Anton Cartwright’s theme was the green economy. On entering the City, his project was to link the idea of the green economy into economic theory and translating this into a request for budget, having been told by a City mentor that one of the ways of gaining traction in the urban system is in the budget, and that ‘if you don’t exist in the budget, you don’t exist in the City’. Anton wanted the green economy to be reflected as a concept in the budget allocation, and in doing this, be able to spend the money to address real problems of the City of Cape Town, focussing particularly on addressing the notion of ‘unemployability’, a term used by the private sector to describe the 400 000 people who are deemed to be unemployable. Using this green economy budget allocation, Anton and his City counterparts sought to disrupt the notion that the natural environment is a luxury good, and to promote access and real benefits from the natural environment in terms of risk reduction and work opportunities and material benefits for people who don’t fit easily into the city’s labour market. In reflecting on his time working on the concept of the green economy at the City of Cape Town, he noted that knowledge was not so much co-produced as shared.
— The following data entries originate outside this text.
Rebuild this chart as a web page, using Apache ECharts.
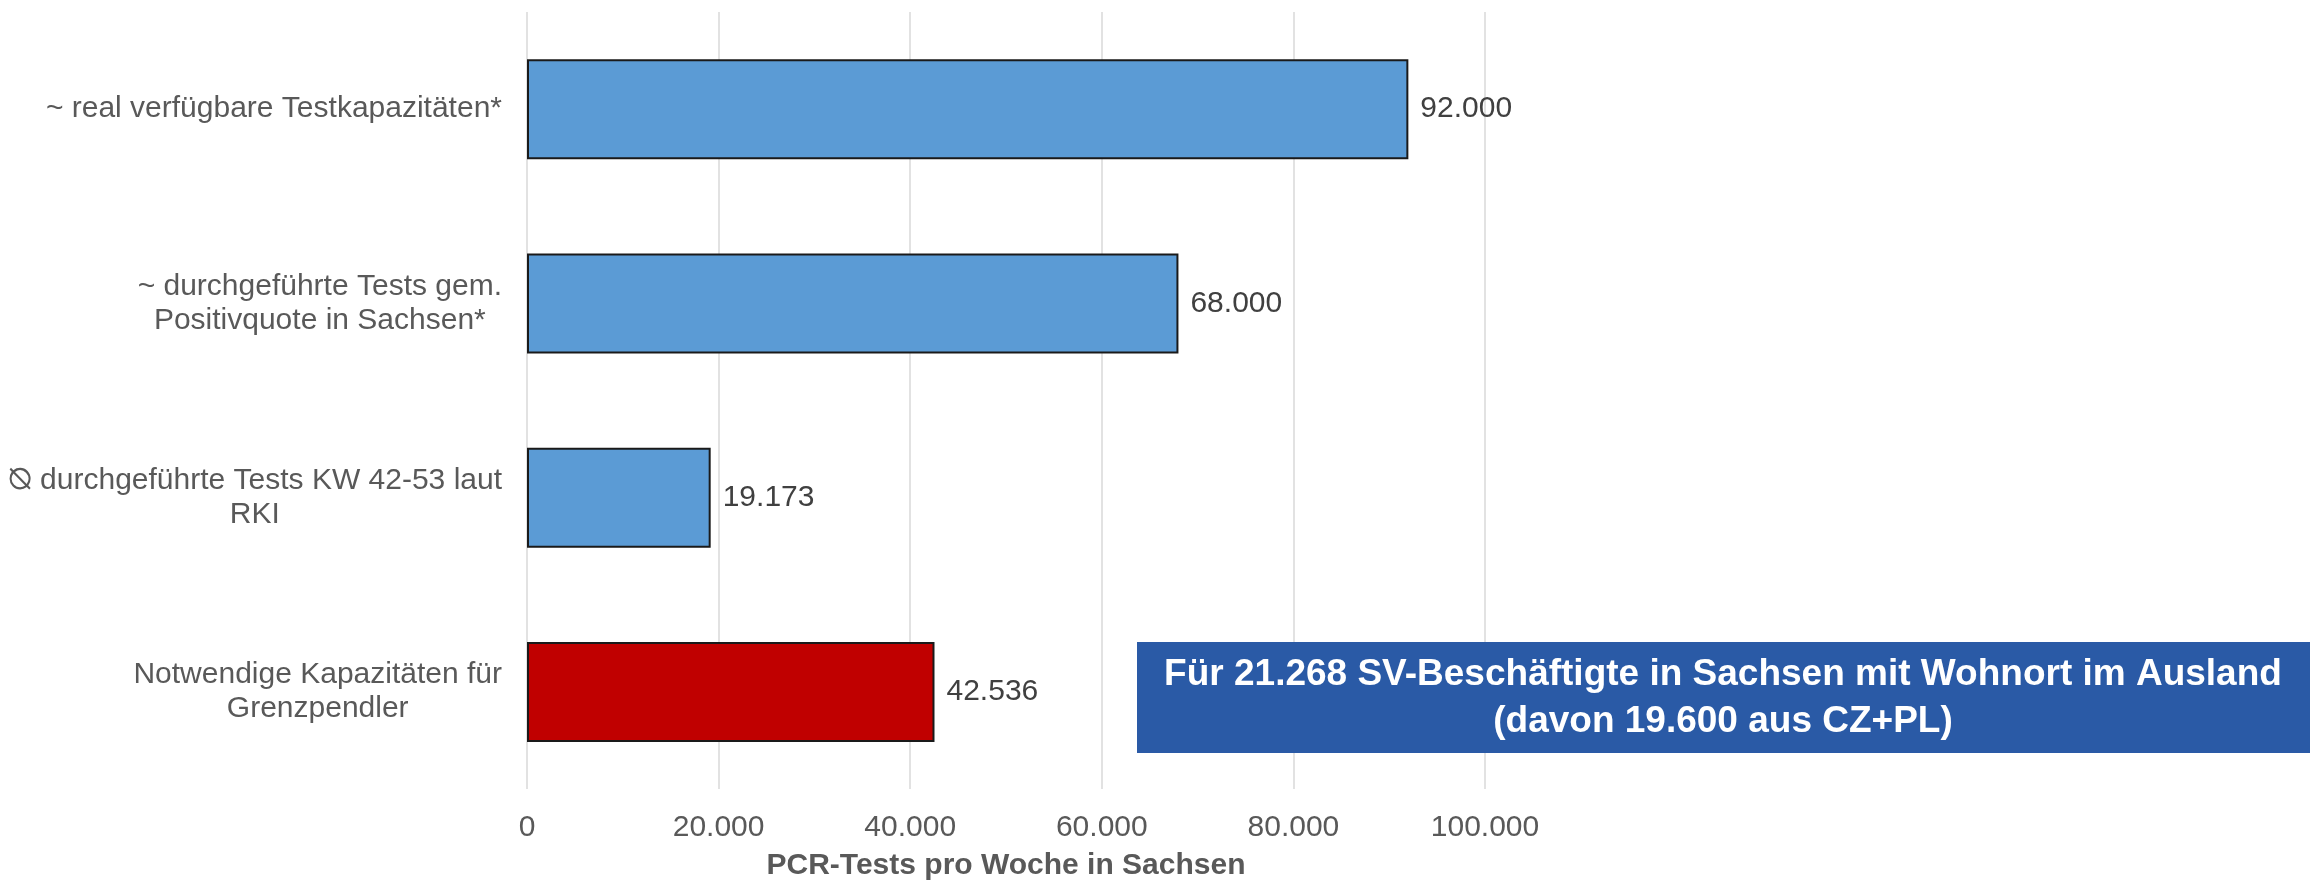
<!DOCTYPE html>
<html>
<head>
<meta charset="utf-8">
<script src="https://cdn.jsdelivr.net/npm/echarts@6/dist/echarts.min.js"></script>
<style>
html,body{margin:0;padding:0;background:#fff;}
#chart{width:2316px;height:886px;}
</style>
</head>
<body>
<div id="chart"></div>
<script>
const categories = [
  '~ real verfügbare Testkapazitäten*',
  '~ durchgeführte Tests gem.\nPositivquote in Sachsen*',
  '⦰ durchgeführte Tests KW 42-53 laut\nRKI',
  'Notwendige Kapazitäten für\nGrenzpendler'
];
const values = [92000, 68000, 19173, 42536];
const barColors = ['#5B9BD5', '#5B9BD5', '#5B9BD5', '#C00000'];
const xTicks = { min: 0, max: 100000, interval: 20000 };
const axisTitle = 'PCR-Tests pro Woche in Sachsen';
const noteLines = ['Für 21.268 SV-Beschäftigte in Sachsen mit Wohnort im Ausland', '(davon 19.600 aus CZ+PL)'];

const FONT = '"Liberation Sans", Arial, sans-serif';
function fmt(v) {
  return String(Math.round(v)).replace(/\B(?=(\d{3})+(?!\d))/g, '.');
}

const chart = echarts.init(document.getElementById('chart'));
chart.setOption({
  animation: false,
  backgroundColor: '#ffffff',
  grid: { left: 527, right: 831, top: 12, bottom: 93, containLabel: false },
  xAxis: {
    type: 'value',
    min: xTicks.min, max: xTicks.max, interval: xTicks.interval,
    axisLine: { show: false },
    axisTick: { show: false },
    splitLine: { show: true, lineStyle: { color: '#D9D9D9', width: 1.5 } },
    axisLabel: { fontFamily: FONT, fontSize: 30, color: '#595959', margin: 24, formatter: fmt },
    name: axisTitle,
    nameLocation: 'middle',
    nameGap: 62,
    nameTextStyle: { fontFamily: FONT, fontSize: 30, fontWeight: 'bold', color: '#595959' }
  },
  yAxis: {
    type: 'category',
    inverse: true,
    data: categories,
    axisLine: { show: false },
    axisTick: { show: false },
    splitLine: { show: false },
    axisLabel: {
      fontFamily: FONT, fontSize: 30, color: '#595959', margin: 25, align: 'right', lineHeight: 34,
      formatter: function (v) { return v.split('\n').map(function (l) { return '{c|' + l + '}'; }).join('\n'); },
      rich: { c: { align: 'center', fontFamily: FONT, fontSize: 30, color: '#595959', lineHeight: 34 } }
    }
  },
  series: [{
    type: 'bar',
    barWidth: 100,
    data: values.map(function (v, i) {
      return { value: v, itemStyle: { color: barColors[i] } };
    }),
    itemStyle: { borderColor: '#1a1a1a', borderWidth: 2 },
    label: {
      show: true, position: 'right', distance: 12,
      fontFamily: FONT, fontSize: 30, color: '#404040',
      formatter: function (p) { return fmt(p.value); }
    }
  }],
  graphic: [{
    type: 'group',
    left: 1137, top: 642,
    z: 100,
    children: [
      { type: 'rect', z: 100, shape: { x: 0, y: 0, width: 1173, height: 111 }, style: { fill: '#2A5AA6' } },
      {
        type: 'text', z: 101, x: 586, y: 56,
        style: {
          text: noteLines.join('\n'),
          fontFamily: FONT, fontSize: 37, fontWeight: 'bold', fill: '#ffffff',
          align: 'center', verticalAlign: 'middle', lineHeight: 47
        }
      }
    ]
  }]
});
</script>
</body>
</html>
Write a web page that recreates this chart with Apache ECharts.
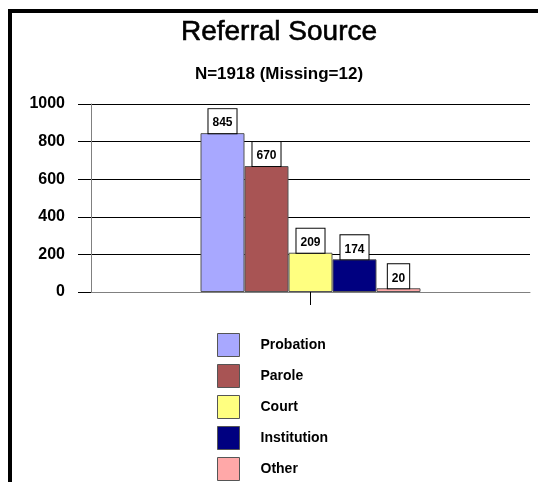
<!DOCTYPE html>
<html>
<head>
<meta charset="utf-8">
<script src="https://cdn.jsdelivr.net/npm/echarts@6/dist/echarts.min.js"></script>
<style>
  html, body { margin: 0; padding: 0; background: #fff; }
  #main { width: 538px; height: 482px; }
</style>
</head>
<body>
<div id="main"></div>
<script>
// referral sources and counts (N=1918, missing=12)
var sources = ['Probation', 'Parole', 'Court', 'Institution', 'Other']
var counts = [845, 670, 209, 174, 20]
var colors = ['#a8a8ff', '#a85454', '#ffff80', '#000080', '#ffa8a8']
var yTicks = [0, 200, 400, 600, 800, 1000]

var font = 'Liberation Sans, Arial, sans-serif'

var series = []
for (var i = 0; i < sources.length; i++) {
    series.push({
        name: sources[i],
        type: 'bar',
        barWidth: 44,
        barGap: 0,
        itemStyle: {
            color: colors[i],
            borderColor: '#555',
            borderWidth: 1
        },
        label: {
            show: true,
            position: 'top',
            distance: 0,
            color: '#000',
            fontFamily: font,
            fontWeight: 'bold',
            fontSize: 12,
            lineHeight: 12,
            backgroundColor: '#fff',
            borderColor: '#000',
            borderWidth: 1,
            padding: [8, 4, 4, 4]
        },
        data: [counts[i]]
    })
}

var chart = echarts.init(document.getElementById('main'))
chart.setOption({
    animation: false,
    backgroundColor: '#fff',
    title: [{
        text: 'Referral Source',
        left: 279,
        top: 18,
        textAlign: 'center',
        padding: 0,
        textStyle: {
            fontFamily: font, fontSize: 28, fontWeight: 'normal', color: '#000',
            textBorderColor: '#000', textBorderWidth: 0.6
        }
    }, {
        text: 'N=1918 (Missing=12)',
        left: 279,
        top: 66,
        textAlign: 'center',
        padding: 0,
        textStyle: { fontFamily: font, fontSize: 17, fontWeight: 'bold', color: '#000' }
    }],
    legend: {
        orient: 'vertical',
        left: 217,
        top: 333,
        height: 160,
        padding: 0,
        itemWidth: 22,
        itemHeight: 23,
        itemGap: 7,
        icon: 'rect',
        itemStyle: { borderColor: '#555', borderWidth: 1 },
        textStyle: {
            fontFamily: font, fontSize: 14, fontWeight: 'bold', color: '#000',
            padding: [0, 0, 0, 16]
        },
        data: sources
    },
    grid: { left: 91, right: 8, top: 104, bottom: 190 },
    xAxis: {
        type: 'category',
        data: [''],
        axisLine: { lineStyle: { color: '#808080', width: 1 } },
        axisTick: { show: true, alignWithLabel: true, length: 13, lineStyle: { color: '#000' } },
        axisLabel: { show: false }
    },
    yAxis: {
        type: 'value',
        min: yTicks[0],
        max: yTicks[yTicks.length - 1],
        interval: 200,
        axisLine: { show: true, lineStyle: { color: '#808080', width: 1 } },
        axisTick: { show: true, length: 13, lineStyle: { color: '#000' } },
        axisLabel: {
            margin: 26, fontFamily: font, fontSize: 16, fontWeight: 'bold', color: '#000',
            formatter: function (v) { return String(v) }
        },
        splitLine: { lineStyle: { color: '#000', width: 1 } }
    },
    graphic: [
        { type: 'rect', shape: { x: 8, y: 9, width: 4, height: 473 }, style: { fill: '#000' } },
        { type: 'rect', shape: { x: 8, y: 9, width: 530, height: 4 }, style: { fill: '#000' } }
    ],
    series: series
})
</script>
</body>
</html>
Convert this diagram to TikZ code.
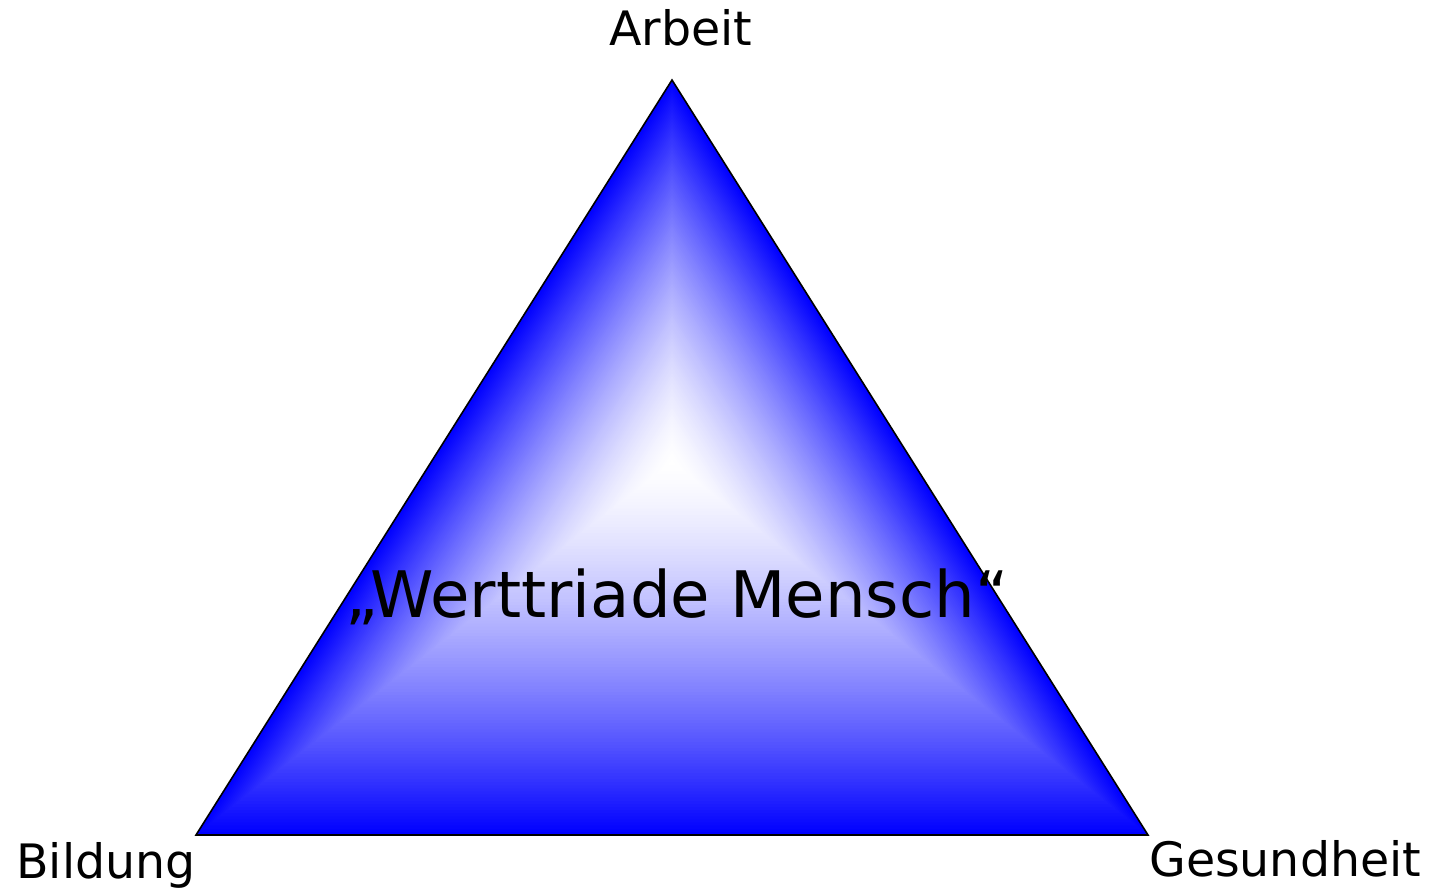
\documentclass[tikz,border=0pt]{standalone}
\usepackage{fontspec}
\setmainfont{DejaVu Sans}
\usetikzlibrary{calc,positioning}

\begin{document}
\begin{tikzpicture}[
  x=0.02cm, y=-0.02cm,
  corner/.style={font=\fontsize{27}{32}\selectfont, inner sep=2pt},
  title/.style={font=\fontsize{36.5}{42}\selectfont, inner sep=0pt},
  rim/.style={draw=black, line width=0.9pt, line join=miter}
]
\useasboundingbox (0,0) rectangle (1434,891);

\coordinate (top) at (672,80);
\coordinate (left) at (196,835);
\coordinate (right) at (1148,835);
\coordinate (mid) at (672,462);

% shading: nested triangles shrinking towards the bright spot
\foreach \i in {0,...,119} {
  \pgfmathsetmacro\s{1-\i/120}
  \pgfmathsetmacro\p{100*\s^1.45}
  \fill[blue!\p!white] ($(mid)!\s!(top)$) -- ($(mid)!\s!(right)$) -- ($(mid)!\s!(left)$) -- cycle;
}
\draw[rim] (top) -- (right) -- (left) -- cycle;

\node[corner, anchor=south, xshift=5pt, yshift=17pt] (arbeit) at (top) {Arbeit};
\node[corner, anchor=north east, xshift=2pt, yshift=-2pt] (bildung) at (left) {Bildung};
\node[corner, anchor=north west, xshift=-1.5pt, yshift=-1pt] (gesundheit) at (right) {Gesundheit};
\node[title, anchor=base] (werttriade) at (677,618) {„Werttriade Mensch“};
\end{tikzpicture}
\end{document}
Following the short presentations from each researcher, the audience was invited to ask questions. Engaging and fruitful discussion followed, exploring the ethics and positionality of such research; the tension between maintenance as one of the City’s key roles in society and demanding change of the institution; the need to partner with other organisations who have different mandates; the significance of the embedded researchers’ presence in the City in bringing in new concepts; the importance of generating questions and relationships which can be seen as indicators of success even if they are intangible; that spaces of innovation exist in the City; and that some questions are seen to be more legitimate if asked by the embedded researchers than if they had been asked by City officials.
Edgar wrapped up the session by reflecting on the fact that the questions that were discussed during the course of the afternoon are not unique to Cape Town. Figuring out how to work with institutions within profound constraints but with capacity to innovate and sustain the work of change is necessary to understand and address pressing issues of our time. We also need to build knowledge with more marginalised groups who are different to the institutions of the University and the City, who are often the subjects of urban policy, but aren’t in the room to surface the politics. He thanked everyone involved in the project, and lauded the partnership’s commitment to being reflexive throughout the process.